There’s no stopping Slaves. After years, erm, slaving away, the London duo are now stampeding towards the finish line. Isaac Holman certainly looks the part. He’s so excited about the pair’s future he can’t stop running on the spot, thrashing away at his upholstered drum set in tandem. This is harsh, unrelenting geezerdom, cockney accents invading Merseyside and refusing to be tinkered with. They even pick up a choice comparison to the Mitchell brothers from someone in the crowd.

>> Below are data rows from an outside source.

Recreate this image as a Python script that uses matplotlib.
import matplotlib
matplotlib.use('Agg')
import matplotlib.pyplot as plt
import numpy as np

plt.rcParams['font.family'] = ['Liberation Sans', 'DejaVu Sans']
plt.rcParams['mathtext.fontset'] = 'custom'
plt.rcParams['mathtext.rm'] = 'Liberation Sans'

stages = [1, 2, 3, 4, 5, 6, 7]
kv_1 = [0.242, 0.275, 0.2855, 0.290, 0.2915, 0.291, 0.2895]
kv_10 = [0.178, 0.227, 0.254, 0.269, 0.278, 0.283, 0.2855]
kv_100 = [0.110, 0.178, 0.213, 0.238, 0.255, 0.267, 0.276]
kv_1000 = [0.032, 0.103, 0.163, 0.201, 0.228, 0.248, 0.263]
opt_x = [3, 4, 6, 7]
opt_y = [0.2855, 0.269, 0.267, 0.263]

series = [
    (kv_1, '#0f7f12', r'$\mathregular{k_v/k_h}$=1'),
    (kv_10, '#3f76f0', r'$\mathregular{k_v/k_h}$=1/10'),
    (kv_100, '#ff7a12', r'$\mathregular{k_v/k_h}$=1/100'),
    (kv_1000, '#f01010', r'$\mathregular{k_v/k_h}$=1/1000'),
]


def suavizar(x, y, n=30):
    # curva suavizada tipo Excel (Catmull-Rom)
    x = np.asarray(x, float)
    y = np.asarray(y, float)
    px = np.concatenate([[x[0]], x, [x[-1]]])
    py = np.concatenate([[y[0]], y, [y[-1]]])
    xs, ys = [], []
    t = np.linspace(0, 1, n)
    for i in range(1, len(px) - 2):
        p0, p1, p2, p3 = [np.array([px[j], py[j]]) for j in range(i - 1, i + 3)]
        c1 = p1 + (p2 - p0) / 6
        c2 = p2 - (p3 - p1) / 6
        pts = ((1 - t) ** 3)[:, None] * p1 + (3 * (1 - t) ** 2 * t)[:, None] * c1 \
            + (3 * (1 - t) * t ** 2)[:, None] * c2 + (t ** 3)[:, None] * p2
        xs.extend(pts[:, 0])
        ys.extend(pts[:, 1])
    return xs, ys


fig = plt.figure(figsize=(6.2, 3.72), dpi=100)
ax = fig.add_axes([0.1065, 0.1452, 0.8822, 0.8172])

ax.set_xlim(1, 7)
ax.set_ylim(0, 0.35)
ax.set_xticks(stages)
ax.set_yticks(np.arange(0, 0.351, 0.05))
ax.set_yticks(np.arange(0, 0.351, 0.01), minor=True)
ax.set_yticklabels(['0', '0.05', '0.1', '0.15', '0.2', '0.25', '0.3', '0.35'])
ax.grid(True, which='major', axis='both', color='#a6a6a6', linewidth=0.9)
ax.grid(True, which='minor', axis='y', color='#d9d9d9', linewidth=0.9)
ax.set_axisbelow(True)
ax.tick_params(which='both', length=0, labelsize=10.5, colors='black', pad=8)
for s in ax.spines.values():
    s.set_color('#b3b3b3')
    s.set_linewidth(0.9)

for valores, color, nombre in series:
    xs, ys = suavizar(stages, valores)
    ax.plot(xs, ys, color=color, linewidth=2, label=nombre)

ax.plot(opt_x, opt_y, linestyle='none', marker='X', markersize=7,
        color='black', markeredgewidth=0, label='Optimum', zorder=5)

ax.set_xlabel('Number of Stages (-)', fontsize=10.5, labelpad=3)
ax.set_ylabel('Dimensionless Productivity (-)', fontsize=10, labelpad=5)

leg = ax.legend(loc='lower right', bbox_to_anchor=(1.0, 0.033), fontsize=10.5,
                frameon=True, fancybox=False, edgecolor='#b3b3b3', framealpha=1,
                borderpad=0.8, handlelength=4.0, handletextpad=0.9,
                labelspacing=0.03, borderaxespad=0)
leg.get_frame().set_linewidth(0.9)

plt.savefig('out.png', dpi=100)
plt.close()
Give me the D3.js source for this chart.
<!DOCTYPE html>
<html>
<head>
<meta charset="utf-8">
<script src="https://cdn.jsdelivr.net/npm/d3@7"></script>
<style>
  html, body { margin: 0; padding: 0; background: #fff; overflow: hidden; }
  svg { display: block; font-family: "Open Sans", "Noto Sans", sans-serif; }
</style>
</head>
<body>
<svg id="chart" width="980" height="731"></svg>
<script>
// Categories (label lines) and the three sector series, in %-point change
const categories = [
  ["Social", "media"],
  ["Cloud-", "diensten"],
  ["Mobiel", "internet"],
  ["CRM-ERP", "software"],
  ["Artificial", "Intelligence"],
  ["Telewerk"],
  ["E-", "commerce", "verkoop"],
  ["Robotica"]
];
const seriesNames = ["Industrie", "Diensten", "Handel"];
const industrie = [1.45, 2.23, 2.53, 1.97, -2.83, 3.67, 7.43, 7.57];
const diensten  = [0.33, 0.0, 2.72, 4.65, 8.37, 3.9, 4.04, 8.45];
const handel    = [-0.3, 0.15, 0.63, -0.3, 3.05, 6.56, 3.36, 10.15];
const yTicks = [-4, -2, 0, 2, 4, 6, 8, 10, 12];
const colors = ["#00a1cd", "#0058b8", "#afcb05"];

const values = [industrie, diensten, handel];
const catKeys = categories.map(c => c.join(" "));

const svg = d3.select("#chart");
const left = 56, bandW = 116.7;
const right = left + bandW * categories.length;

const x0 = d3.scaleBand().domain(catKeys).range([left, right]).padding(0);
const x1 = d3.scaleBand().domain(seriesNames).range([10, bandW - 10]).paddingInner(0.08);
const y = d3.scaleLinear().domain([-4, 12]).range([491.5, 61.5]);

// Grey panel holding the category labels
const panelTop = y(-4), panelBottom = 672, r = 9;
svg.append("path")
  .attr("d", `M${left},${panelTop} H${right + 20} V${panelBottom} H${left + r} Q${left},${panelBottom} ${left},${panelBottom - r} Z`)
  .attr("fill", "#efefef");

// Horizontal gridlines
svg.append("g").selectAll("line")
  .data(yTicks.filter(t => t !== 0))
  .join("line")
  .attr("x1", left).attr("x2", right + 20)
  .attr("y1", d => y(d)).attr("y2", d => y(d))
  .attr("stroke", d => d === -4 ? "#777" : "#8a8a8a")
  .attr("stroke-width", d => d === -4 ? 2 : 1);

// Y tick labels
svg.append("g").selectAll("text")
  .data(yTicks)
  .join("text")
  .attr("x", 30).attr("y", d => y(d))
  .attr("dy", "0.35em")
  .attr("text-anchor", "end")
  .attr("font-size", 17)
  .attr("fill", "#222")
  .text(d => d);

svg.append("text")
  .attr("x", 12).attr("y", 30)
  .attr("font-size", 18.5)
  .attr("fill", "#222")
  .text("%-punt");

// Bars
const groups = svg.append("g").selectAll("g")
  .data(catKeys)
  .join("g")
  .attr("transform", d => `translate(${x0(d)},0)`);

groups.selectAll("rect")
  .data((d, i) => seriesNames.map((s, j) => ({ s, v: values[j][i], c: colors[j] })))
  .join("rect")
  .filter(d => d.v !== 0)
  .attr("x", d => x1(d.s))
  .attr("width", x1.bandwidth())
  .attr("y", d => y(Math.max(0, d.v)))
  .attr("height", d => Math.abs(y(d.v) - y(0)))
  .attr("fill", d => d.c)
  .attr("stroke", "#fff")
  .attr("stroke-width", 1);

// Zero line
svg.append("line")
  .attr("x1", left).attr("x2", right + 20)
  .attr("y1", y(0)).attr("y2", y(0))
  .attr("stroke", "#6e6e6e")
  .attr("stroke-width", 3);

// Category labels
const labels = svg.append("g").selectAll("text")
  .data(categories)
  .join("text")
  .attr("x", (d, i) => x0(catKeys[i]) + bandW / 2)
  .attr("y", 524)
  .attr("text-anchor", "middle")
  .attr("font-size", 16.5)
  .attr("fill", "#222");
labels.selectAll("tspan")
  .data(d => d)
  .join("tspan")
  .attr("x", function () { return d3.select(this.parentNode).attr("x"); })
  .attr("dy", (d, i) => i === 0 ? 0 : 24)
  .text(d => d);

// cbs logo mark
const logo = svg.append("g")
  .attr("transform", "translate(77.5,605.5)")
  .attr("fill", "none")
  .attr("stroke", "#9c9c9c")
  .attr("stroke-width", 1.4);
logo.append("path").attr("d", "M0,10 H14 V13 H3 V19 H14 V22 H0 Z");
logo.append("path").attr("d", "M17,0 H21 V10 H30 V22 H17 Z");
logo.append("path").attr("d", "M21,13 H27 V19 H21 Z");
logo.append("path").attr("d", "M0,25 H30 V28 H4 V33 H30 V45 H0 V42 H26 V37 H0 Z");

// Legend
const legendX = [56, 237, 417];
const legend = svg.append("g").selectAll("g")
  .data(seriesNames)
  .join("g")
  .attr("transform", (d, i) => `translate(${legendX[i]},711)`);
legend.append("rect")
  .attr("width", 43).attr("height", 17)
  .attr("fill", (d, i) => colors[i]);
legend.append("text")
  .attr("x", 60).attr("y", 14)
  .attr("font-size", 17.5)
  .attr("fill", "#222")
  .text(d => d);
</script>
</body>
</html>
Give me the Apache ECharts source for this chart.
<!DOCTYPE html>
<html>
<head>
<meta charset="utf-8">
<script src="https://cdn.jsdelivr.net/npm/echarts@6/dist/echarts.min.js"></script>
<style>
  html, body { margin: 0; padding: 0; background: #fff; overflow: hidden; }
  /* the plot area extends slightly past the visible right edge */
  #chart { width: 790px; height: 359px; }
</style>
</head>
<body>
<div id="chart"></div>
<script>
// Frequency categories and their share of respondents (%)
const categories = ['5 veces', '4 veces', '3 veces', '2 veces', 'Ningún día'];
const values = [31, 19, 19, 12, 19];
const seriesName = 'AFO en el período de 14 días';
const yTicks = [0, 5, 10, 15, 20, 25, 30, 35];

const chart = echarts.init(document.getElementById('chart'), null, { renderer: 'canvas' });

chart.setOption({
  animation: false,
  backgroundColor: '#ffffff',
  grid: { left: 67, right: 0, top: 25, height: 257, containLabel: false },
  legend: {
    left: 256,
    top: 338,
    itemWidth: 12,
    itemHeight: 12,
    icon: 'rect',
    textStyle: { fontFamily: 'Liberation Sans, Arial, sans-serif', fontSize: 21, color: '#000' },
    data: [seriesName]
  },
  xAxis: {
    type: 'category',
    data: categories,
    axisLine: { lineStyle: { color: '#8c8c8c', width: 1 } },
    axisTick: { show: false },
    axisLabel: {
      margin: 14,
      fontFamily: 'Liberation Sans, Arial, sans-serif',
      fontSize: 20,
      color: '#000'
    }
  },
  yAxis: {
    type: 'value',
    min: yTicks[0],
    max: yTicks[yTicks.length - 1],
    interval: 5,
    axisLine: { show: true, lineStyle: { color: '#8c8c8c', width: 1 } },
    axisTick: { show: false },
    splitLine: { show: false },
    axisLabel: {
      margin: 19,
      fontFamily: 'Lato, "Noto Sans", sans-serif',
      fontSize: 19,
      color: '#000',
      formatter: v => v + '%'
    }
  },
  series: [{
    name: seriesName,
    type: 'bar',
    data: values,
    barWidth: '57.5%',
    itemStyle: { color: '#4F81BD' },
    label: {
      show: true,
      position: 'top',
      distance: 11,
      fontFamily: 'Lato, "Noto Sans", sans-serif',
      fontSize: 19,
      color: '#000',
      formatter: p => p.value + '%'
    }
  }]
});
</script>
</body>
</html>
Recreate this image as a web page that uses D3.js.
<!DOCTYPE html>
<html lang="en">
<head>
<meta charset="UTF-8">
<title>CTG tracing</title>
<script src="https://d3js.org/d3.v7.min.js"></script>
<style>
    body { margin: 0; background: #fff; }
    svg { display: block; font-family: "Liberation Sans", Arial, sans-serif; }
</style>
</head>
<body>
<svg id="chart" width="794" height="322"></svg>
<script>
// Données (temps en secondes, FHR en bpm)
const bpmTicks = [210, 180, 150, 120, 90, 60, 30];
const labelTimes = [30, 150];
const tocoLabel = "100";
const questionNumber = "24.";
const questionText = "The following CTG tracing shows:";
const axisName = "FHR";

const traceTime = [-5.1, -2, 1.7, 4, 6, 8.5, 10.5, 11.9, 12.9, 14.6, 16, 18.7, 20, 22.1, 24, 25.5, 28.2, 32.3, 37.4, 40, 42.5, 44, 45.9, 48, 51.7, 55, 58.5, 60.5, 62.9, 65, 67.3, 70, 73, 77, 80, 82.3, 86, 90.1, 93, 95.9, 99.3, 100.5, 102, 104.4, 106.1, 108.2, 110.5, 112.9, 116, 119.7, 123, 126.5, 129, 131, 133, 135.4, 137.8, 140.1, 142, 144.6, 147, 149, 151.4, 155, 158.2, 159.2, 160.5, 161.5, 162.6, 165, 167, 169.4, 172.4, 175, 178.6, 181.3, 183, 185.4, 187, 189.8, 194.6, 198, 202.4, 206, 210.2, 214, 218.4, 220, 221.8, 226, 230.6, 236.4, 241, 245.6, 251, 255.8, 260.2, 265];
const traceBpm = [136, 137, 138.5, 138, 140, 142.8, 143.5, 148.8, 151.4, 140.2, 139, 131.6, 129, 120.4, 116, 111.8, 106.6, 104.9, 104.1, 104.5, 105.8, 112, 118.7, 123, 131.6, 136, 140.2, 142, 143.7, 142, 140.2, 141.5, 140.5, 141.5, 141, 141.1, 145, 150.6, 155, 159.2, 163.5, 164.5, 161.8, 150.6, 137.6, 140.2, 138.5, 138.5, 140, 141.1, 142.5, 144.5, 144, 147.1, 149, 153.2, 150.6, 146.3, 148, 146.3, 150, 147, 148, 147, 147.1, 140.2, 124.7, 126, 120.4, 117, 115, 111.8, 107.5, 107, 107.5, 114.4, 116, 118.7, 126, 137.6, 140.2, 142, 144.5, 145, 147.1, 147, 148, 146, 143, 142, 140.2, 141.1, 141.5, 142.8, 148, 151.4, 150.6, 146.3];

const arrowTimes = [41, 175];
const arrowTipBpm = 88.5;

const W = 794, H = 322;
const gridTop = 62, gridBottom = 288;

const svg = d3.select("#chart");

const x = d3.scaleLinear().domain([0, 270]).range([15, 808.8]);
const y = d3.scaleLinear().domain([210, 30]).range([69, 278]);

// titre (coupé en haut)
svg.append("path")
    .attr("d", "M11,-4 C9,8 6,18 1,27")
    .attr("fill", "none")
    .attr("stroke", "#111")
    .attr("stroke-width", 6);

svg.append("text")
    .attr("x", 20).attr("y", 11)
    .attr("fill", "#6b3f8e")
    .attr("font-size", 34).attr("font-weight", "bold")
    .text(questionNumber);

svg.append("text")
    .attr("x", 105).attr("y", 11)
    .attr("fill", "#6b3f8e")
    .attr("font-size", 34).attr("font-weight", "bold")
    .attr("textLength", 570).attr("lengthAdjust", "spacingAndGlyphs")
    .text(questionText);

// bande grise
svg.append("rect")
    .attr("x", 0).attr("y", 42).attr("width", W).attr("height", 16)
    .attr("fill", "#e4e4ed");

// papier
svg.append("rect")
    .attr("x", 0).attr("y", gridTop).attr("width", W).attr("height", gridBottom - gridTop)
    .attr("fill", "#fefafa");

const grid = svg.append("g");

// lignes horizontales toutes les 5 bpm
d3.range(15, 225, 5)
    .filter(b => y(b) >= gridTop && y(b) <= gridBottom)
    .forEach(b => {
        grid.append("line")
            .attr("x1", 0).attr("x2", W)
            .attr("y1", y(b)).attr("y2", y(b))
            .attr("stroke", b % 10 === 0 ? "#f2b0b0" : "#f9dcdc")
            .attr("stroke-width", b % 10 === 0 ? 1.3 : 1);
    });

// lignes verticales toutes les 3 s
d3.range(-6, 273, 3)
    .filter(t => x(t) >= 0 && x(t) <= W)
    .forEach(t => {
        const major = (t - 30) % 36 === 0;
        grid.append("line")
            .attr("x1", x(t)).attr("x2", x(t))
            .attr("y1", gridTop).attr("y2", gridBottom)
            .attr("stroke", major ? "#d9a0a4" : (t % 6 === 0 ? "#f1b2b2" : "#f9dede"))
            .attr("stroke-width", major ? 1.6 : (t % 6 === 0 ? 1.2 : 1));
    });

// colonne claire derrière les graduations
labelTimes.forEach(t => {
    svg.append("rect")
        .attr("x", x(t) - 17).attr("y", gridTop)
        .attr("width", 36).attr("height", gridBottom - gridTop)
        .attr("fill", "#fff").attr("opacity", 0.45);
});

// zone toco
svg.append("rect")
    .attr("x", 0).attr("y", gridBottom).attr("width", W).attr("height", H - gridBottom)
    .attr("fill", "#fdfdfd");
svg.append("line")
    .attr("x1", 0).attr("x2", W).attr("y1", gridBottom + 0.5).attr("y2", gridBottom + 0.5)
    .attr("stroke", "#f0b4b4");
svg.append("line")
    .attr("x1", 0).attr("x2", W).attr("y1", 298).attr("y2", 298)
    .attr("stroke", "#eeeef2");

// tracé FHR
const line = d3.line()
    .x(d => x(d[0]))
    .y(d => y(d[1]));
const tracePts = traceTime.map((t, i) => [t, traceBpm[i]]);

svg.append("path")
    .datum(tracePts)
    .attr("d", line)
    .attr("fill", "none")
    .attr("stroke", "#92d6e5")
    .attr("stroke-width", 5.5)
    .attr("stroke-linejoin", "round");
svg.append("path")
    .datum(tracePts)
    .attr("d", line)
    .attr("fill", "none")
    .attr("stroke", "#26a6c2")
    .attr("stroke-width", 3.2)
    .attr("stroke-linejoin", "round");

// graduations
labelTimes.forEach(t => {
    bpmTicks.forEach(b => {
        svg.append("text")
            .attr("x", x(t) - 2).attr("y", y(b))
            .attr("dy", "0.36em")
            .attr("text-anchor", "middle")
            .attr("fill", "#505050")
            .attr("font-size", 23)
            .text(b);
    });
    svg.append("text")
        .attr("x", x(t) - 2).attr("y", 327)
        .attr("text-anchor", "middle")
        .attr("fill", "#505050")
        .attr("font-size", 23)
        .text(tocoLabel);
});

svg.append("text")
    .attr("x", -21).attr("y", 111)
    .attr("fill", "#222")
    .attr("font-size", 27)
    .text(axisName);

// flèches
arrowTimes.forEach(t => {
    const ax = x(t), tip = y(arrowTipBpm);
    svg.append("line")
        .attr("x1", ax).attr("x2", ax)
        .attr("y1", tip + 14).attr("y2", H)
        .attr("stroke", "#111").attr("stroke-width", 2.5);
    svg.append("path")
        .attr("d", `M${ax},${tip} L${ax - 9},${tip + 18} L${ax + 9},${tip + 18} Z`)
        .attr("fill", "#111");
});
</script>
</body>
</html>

Before Drenge’s arrival, The Kazimier’s light system is faulty, basically non-existent. It’s been like that for the past twenty minutes. But by the time the Loveless brothers hitch up on stage, as soon as they launch into ‘The Snake’, all of a sudden they’re draped in pyrotechnics. This sums up the run of form the Sheffield duo are currently on, blitzing through the songs on their self-titled debut with unhinged confidence. With the Kazimier turned into one giant, arm-flailing mess, endless guitar shredding’s never felt so universally adored. Drenge are in rude health, but it feels like they’re on the brink of something even bigger, which makes the occasion all the more special

Of course, there’s always a bigger beast in the urban jungle. This might be Blood Red Shoes’ shortest set of their current tour, but they’re in no mood for fucking about. Tensed like a well trained muscle, when they choose to explode they’re surgically sharp and practically unstoppable. They may sound more brutal than ever - early salvos of ‘I Wish I Was Someone Better’ and ‘Don’t Ask’ both gaining new intensity - but wrapped in the smouldering embers of smokey battlefields, there will be no reply. It’s not needed. Liverpool is done.